New to Bleve, question about searching

1,289 views
Skip to first unread message

Douglas Fils

unread,
Oct 24, 2015, 11:21:46 PM10/24/15
to bleve
Hello,
  I am new to Bleve.   I am interested since I am diving into Go and I have a large collection of JSON documents.   It looks like this might be a useful tool to search and rank these documents.   However, I have some questions

  • Is there a way to do substring searches in Bleve?  (or other types of include, exclude, etc )
  • I think I understand the comparison to Lucene and Solr, where Bleve is more like Lucene.  Is there a "solr" in the Bleve sphere yet?  I guess Bleve explorer is something like this just as a demo.
Thanks
Doug


Marty Schoch

unread,
Oct 25, 2015, 4:32:35 PM10/25/15
to bl...@googlegroups.com
On Sat, Oct 24, 2015 at 11:18 PM, Douglas Fils <drf...@gmail.com> wrote:
Hello,
  I am new to Bleve.   I am interested since I am diving into Go and I have a large collection of JSON documents.   It looks like this might be a useful tool to search and rank these documents.   However, I have some questions

Welcome!
 
  • Is there a way to do substring searches in Bleve?  (or other types of include, exclude, etc )
Can you elaborate a bit more on the kind of search you have in mind?  The term 'substring search' could be taken to mean several different things.
 
  • I think I understand the comparison to Lucene and Solr, where Bleve is more like Lucene.  Is there a "solr" in the Bleve sphere yet?  I guess Bleve explorer is something like this just as a demo.
That is correct, Bleve (like Lucene) is just a library.  Solr/Elasticsearch are servers that offer distributed search services.

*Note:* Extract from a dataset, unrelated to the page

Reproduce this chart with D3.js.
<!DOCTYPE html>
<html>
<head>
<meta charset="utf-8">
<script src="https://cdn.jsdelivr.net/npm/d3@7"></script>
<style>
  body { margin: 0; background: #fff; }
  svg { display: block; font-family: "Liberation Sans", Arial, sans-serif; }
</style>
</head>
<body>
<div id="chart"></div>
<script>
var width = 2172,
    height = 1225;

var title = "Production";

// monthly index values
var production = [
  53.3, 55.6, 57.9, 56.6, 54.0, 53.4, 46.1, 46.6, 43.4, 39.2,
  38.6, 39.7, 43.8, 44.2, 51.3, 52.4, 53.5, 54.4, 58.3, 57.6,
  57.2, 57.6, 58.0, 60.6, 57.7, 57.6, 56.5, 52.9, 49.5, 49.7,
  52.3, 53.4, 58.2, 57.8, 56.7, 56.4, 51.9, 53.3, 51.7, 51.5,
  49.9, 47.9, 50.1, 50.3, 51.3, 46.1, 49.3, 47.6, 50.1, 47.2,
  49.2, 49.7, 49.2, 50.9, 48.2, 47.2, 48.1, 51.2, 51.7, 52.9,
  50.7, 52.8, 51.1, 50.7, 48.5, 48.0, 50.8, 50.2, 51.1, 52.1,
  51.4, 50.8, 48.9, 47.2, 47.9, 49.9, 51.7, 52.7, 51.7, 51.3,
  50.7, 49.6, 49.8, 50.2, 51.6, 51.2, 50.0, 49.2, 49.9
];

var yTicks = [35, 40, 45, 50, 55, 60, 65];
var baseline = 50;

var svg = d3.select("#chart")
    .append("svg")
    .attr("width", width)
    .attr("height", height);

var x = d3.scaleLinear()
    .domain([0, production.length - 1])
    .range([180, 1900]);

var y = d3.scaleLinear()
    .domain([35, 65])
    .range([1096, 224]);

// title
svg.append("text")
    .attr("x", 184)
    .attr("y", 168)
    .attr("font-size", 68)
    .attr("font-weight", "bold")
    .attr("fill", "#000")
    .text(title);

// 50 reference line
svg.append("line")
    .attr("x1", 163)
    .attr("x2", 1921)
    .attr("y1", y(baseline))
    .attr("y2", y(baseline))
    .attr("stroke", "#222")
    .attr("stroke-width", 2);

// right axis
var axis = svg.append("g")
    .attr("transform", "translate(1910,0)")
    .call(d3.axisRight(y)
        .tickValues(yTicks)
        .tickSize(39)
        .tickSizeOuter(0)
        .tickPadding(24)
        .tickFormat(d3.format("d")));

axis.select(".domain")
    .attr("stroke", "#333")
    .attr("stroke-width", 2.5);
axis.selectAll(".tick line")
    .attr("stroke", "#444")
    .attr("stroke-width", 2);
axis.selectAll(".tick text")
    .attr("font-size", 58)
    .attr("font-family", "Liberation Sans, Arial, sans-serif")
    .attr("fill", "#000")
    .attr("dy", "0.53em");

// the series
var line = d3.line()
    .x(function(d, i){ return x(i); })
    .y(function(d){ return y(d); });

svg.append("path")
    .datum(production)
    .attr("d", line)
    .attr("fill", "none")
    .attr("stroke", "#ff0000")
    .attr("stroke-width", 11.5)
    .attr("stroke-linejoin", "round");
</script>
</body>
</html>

Bleve-explorer is just a toy to demonstrate how you can expose search as a service in a simple way.  It doesn't have any of the things you'd expect from a production service, and it doesn't do any sharding/distributed search.

A project to look at is cbft: https://github.com/couchbase/cbft

This is the project where my employer is developing distributed search integrated with Couchbase Server.  You may be thinking, but I don't want something that integrates with Couchbase Server...  That's OK, we've actually built several abstractions in place so that is just one of the ways it can be used.  The part where data comes in from Couchbase is pluggable, that part could just as easily be fitted with a piece that takes data in through a REST API.  The index sharding and query scatter/gather parts can all be reused.  So, this is not an out-of-the-box solution by any means, but if I were working on this, this is certainly where I would begin.

marty

Douglas Fils

unread,
Oct 25, 2015, 7:58:47 PM10/25/15
to bleve
Marty,
  Thanks!  appreciate the welcome.  I have come to really appreciate the open and friendly nature of Go communities.

  Most of my JSON documents are JSON-LD.  They are schema.org/Dataset and Datacatalog for example. We are also making JSON in line with the CSVW approach (http://www.w3.org/2013/csvw/wiki/Main_Page)  using the JSON approaches.   The ability to do ranked searches across keywords and even range searches across numerical facets like geologic age will be great.  Much of what I have seen in the YouTube videos and in the documents looks right along what we would want to do.    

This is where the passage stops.